EXERCISE DIRECTIONS: From the listing below, restate word for word the lines from the line containing "Rebuild this chart" down through the line containing "const y = d3.scaleBand().domain(skills).range([0, rowStep". Exclude pictures.

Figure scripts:

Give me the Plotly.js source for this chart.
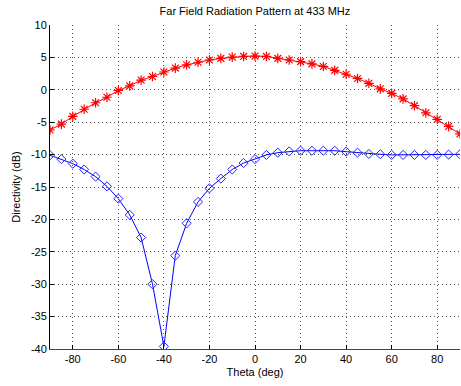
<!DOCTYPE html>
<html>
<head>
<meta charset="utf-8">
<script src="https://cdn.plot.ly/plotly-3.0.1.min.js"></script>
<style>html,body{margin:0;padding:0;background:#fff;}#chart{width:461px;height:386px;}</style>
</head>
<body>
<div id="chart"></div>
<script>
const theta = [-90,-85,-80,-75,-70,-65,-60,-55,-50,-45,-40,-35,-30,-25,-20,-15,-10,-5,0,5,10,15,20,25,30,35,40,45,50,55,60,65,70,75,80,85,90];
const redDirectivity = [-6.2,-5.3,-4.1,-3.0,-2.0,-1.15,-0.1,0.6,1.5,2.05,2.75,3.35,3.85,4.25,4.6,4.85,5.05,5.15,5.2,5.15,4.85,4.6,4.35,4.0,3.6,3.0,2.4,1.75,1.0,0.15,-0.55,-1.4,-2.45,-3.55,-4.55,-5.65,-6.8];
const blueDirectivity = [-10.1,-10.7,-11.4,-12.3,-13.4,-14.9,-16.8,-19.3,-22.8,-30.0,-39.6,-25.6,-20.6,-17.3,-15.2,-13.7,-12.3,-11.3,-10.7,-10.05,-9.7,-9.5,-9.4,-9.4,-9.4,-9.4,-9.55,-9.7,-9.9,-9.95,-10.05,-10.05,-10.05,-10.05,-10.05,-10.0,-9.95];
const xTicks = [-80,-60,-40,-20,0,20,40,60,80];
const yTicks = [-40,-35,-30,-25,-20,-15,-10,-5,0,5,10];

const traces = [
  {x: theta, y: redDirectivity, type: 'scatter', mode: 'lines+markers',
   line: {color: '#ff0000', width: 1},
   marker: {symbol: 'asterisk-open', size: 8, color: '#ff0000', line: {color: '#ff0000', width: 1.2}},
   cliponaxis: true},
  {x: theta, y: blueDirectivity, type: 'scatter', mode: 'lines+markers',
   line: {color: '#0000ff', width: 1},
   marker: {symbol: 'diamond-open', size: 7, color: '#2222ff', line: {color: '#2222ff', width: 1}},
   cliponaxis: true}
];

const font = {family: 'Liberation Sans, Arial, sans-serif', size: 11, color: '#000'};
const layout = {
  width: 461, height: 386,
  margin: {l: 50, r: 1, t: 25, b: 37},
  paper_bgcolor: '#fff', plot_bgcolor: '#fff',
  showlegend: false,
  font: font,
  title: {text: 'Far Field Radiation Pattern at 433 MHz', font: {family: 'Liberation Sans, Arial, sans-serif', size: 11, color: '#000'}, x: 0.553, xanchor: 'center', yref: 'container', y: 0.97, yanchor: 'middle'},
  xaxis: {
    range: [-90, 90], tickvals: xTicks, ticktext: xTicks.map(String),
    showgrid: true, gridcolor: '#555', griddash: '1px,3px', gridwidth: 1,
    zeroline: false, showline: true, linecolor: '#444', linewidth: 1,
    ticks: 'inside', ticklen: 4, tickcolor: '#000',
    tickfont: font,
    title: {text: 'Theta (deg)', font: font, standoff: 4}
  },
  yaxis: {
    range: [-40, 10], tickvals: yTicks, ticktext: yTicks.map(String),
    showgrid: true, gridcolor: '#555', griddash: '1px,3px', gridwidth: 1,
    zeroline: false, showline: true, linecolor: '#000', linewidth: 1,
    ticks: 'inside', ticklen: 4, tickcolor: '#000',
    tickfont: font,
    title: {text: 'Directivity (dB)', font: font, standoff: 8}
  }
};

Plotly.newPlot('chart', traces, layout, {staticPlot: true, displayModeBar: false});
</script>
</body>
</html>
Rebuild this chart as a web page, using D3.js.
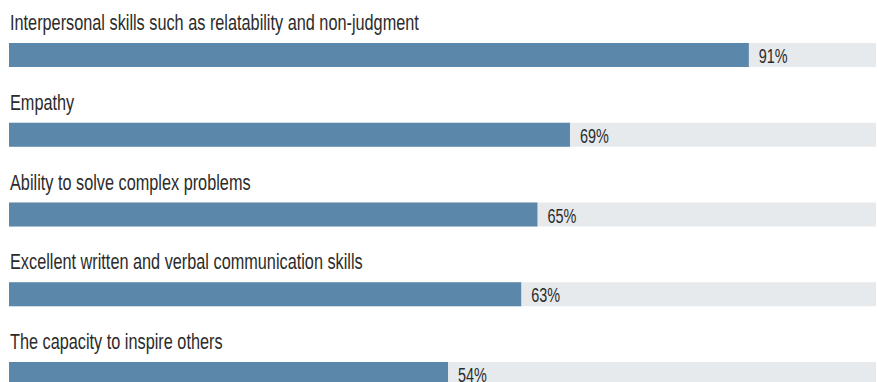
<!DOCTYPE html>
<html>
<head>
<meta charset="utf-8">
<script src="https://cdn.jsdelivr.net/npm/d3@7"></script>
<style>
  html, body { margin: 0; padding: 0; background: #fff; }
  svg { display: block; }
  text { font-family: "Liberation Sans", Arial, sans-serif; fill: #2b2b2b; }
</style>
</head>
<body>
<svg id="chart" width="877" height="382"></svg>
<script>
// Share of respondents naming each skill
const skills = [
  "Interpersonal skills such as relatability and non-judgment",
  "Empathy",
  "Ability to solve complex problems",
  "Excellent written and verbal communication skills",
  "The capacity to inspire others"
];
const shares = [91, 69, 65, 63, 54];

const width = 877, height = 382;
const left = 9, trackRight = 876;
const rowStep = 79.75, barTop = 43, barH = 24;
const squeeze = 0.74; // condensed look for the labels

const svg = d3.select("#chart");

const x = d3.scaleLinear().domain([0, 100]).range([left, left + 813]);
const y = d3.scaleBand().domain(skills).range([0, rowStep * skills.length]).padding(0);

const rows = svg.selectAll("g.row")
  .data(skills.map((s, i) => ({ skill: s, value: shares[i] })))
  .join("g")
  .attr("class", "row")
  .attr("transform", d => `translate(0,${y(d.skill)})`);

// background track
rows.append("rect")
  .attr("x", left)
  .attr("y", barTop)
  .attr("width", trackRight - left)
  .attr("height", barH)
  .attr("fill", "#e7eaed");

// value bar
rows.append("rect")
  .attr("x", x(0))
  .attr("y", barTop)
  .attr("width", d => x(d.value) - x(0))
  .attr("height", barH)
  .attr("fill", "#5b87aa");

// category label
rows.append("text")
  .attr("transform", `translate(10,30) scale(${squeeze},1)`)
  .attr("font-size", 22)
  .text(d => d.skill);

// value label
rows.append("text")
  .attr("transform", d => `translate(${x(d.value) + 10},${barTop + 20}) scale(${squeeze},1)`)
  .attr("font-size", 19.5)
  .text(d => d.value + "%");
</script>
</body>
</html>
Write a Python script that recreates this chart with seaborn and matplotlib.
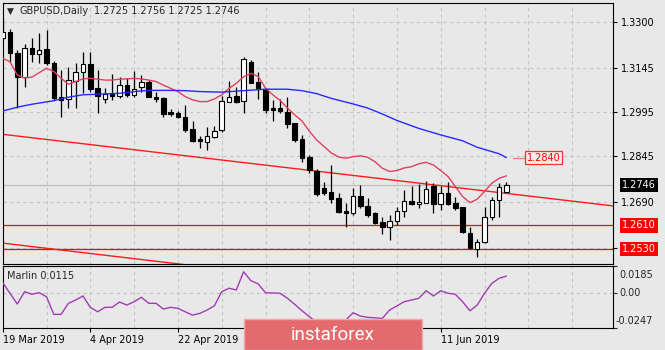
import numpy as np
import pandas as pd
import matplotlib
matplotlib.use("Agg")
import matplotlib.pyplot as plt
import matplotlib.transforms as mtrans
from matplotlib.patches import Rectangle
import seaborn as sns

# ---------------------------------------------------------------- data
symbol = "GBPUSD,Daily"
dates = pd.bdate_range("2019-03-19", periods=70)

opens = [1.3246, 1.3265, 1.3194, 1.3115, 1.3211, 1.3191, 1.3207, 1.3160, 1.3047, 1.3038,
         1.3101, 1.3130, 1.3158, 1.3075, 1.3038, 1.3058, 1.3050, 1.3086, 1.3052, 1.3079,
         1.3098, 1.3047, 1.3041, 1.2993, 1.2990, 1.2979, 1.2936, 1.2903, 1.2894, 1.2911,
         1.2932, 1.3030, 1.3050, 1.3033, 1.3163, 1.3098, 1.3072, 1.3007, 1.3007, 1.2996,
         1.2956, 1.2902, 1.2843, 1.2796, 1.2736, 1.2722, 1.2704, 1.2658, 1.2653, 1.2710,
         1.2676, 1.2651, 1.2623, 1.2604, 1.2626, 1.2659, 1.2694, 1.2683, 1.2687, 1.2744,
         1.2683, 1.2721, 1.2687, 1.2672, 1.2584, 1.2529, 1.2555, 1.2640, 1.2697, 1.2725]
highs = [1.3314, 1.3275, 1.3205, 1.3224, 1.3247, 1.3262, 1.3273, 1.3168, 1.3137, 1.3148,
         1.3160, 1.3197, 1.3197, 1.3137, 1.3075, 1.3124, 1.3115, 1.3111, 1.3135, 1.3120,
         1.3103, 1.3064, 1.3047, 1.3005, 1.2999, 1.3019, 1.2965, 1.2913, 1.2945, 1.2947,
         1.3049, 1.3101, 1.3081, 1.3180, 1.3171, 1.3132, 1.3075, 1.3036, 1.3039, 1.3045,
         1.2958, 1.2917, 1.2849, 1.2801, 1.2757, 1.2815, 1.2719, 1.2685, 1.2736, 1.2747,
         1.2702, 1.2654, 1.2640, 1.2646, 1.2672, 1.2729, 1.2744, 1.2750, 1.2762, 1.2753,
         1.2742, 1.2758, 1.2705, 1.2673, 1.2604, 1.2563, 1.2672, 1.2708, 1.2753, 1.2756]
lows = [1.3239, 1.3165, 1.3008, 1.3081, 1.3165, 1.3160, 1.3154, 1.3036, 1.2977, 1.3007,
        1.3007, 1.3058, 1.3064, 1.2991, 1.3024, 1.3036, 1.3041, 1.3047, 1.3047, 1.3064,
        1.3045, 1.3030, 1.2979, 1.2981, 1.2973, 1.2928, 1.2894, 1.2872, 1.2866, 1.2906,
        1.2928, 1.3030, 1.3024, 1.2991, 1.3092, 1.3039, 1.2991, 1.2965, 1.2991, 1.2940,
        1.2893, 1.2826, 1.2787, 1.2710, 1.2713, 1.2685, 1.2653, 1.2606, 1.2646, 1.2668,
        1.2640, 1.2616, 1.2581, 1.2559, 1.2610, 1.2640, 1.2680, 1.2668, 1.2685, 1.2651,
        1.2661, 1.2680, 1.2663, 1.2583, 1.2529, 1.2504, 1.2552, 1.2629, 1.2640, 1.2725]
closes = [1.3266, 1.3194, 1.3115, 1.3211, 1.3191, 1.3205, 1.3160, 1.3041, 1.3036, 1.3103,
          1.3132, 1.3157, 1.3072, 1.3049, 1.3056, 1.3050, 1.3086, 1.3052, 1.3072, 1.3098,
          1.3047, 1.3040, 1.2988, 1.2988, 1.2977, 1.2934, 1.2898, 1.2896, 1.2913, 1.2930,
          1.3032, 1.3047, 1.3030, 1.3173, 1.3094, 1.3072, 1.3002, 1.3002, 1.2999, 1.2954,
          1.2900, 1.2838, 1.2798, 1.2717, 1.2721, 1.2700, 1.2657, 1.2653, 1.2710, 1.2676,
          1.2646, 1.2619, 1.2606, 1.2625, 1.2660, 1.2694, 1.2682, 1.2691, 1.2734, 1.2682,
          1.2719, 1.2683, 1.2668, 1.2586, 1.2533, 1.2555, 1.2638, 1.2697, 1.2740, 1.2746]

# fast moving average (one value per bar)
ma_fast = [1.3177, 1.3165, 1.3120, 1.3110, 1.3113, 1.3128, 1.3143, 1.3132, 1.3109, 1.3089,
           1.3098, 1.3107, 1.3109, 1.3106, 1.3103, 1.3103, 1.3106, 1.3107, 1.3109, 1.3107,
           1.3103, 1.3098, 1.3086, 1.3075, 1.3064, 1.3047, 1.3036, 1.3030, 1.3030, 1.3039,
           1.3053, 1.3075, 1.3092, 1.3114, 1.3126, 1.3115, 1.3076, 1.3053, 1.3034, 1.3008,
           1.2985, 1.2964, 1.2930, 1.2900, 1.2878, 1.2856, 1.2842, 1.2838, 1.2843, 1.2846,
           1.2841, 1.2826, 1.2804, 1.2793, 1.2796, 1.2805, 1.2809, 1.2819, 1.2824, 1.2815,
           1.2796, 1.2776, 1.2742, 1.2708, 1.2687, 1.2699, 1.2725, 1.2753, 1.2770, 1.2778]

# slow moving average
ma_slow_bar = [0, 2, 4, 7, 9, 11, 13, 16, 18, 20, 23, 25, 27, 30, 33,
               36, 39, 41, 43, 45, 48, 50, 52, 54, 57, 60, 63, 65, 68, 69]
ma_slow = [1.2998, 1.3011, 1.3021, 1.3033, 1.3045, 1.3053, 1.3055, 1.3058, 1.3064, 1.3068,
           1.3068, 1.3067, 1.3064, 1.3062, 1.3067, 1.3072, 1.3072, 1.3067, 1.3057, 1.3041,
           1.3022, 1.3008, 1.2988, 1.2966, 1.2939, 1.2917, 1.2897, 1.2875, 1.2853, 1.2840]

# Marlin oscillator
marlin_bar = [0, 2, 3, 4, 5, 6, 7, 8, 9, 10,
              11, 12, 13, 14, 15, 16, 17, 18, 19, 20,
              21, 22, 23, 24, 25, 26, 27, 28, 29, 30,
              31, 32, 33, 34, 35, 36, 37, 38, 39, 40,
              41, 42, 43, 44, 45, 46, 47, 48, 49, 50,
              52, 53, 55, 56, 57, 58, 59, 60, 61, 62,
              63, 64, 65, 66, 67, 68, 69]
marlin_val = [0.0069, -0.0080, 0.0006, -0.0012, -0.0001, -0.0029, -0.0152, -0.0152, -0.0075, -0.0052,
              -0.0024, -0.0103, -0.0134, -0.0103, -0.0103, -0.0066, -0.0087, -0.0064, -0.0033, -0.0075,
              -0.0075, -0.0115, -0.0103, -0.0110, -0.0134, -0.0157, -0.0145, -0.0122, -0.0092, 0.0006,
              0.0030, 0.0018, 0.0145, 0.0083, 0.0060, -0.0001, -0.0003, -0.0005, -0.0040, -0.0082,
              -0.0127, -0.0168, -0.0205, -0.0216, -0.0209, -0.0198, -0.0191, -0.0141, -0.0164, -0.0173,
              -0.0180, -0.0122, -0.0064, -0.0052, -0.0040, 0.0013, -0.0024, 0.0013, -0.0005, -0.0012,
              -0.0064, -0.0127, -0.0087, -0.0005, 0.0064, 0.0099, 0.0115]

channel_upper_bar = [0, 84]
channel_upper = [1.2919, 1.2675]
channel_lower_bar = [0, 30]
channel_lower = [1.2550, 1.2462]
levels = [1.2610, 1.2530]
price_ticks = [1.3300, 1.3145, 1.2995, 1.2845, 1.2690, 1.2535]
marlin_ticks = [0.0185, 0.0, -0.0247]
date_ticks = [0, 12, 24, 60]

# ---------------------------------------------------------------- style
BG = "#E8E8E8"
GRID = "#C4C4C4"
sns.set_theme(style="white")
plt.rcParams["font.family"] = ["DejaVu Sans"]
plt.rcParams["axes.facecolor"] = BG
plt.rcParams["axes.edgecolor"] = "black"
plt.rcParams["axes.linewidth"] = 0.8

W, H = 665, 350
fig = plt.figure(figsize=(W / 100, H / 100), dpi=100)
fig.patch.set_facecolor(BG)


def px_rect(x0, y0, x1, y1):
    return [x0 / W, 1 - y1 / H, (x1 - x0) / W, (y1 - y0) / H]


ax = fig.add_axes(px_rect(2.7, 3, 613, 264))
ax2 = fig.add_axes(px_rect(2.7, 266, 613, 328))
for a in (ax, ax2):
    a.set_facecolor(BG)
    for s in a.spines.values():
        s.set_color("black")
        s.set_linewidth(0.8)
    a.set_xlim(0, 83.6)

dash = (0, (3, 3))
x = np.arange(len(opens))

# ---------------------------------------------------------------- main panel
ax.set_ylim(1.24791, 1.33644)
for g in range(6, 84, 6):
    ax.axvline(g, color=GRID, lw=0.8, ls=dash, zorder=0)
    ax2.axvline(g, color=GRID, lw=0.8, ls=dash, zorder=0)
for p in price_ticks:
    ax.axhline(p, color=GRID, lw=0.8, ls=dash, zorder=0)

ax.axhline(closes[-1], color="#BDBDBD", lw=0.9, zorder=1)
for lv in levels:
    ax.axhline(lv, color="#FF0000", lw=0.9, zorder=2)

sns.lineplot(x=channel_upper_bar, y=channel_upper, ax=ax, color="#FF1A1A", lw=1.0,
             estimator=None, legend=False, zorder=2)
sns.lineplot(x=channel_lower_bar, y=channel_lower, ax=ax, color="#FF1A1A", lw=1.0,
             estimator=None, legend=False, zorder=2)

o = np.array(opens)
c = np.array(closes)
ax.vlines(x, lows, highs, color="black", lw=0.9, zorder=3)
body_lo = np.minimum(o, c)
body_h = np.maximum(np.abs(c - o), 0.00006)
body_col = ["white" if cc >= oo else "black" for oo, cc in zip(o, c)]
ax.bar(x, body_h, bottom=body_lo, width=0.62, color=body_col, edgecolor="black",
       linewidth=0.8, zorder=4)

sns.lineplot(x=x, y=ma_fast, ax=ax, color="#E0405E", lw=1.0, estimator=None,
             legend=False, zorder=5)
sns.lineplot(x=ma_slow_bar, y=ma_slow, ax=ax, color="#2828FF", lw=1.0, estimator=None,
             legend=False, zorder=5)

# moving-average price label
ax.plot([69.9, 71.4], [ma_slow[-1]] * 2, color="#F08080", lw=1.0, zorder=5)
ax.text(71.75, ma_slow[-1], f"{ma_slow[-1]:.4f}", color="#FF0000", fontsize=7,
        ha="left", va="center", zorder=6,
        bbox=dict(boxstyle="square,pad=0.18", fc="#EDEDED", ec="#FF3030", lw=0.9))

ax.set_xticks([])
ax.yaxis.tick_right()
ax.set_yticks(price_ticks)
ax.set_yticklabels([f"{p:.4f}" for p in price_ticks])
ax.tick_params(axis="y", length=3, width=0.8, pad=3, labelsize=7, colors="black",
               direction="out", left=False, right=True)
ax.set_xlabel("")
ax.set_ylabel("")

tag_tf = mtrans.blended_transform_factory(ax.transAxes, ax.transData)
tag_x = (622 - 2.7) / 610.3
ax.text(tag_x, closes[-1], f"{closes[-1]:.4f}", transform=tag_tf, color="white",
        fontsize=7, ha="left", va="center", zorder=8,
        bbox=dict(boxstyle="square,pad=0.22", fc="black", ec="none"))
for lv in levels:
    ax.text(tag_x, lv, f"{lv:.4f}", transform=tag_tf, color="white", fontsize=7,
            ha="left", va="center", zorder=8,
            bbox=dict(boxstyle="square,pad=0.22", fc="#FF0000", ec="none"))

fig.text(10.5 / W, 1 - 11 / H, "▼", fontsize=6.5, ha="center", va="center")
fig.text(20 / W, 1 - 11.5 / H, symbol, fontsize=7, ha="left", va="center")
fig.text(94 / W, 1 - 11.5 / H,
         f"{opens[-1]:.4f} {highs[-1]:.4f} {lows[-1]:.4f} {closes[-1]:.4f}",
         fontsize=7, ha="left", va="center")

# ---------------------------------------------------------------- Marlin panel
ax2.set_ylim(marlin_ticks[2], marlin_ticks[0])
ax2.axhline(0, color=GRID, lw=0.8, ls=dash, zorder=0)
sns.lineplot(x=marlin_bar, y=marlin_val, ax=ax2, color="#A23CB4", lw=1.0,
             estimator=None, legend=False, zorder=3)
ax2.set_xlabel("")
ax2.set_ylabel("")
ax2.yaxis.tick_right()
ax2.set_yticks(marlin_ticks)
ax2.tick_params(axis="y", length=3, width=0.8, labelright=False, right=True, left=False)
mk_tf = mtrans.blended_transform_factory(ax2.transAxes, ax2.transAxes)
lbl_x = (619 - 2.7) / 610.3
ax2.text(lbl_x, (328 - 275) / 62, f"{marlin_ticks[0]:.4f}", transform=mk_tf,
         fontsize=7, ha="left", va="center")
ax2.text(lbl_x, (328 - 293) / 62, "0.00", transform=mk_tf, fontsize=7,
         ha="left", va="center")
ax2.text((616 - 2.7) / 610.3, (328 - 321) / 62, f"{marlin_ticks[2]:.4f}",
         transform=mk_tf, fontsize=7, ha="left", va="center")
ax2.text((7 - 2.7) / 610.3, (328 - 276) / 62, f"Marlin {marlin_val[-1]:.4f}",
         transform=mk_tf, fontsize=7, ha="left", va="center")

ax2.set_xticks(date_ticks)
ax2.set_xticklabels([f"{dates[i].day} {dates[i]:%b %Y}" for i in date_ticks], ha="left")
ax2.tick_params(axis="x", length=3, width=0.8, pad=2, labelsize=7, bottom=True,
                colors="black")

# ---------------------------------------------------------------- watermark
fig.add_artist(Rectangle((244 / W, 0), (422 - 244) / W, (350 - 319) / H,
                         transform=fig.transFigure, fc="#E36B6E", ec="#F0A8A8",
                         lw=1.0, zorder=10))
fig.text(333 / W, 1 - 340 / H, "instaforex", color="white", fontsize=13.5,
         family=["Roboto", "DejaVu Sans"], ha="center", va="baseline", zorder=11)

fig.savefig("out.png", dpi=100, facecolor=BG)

SOLUTION TO THIS PROBLEM:
Rebuild this chart as a web page, using D3.js.
<!DOCTYPE html>
<html>
<head>
<meta charset="utf-8">
<script src="https://cdn.jsdelivr.net/npm/d3@7"></script>
<style>
  html, body { margin: 0; padding: 0; background: #fff; }
  svg { display: block; }
  text { font-family: "Liberation Sans", Arial, sans-serif; fill: #2b2b2b; }
</style>
</head>
<body>
<svg id="chart" width="877" height="382"></svg>
<script>
// Share of respondents naming each skill
const skills = [
  "Interpersonal skills such as relatability and non-judgment",
  "Empathy",
  "Ability to solve complex problems",
  "Excellent written and verbal communication skills",
  "The capacity to inspire others"
];
const shares = [91, 69, 65, 63, 54];

const width = 877, height = 382;
const left = 9, trackRight = 876;
const rowStep = 79.75, barTop = 43, barH = 24;
const squeeze = 0.74; // condensed look for the labels

const svg = d3.select("#chart");

const x = d3.scaleLinear().domain([0, 100]).range([left, left + 813]);
const y = d3.scaleBand().domain(skills).range([0, rowStep * skills.length]).padding(0);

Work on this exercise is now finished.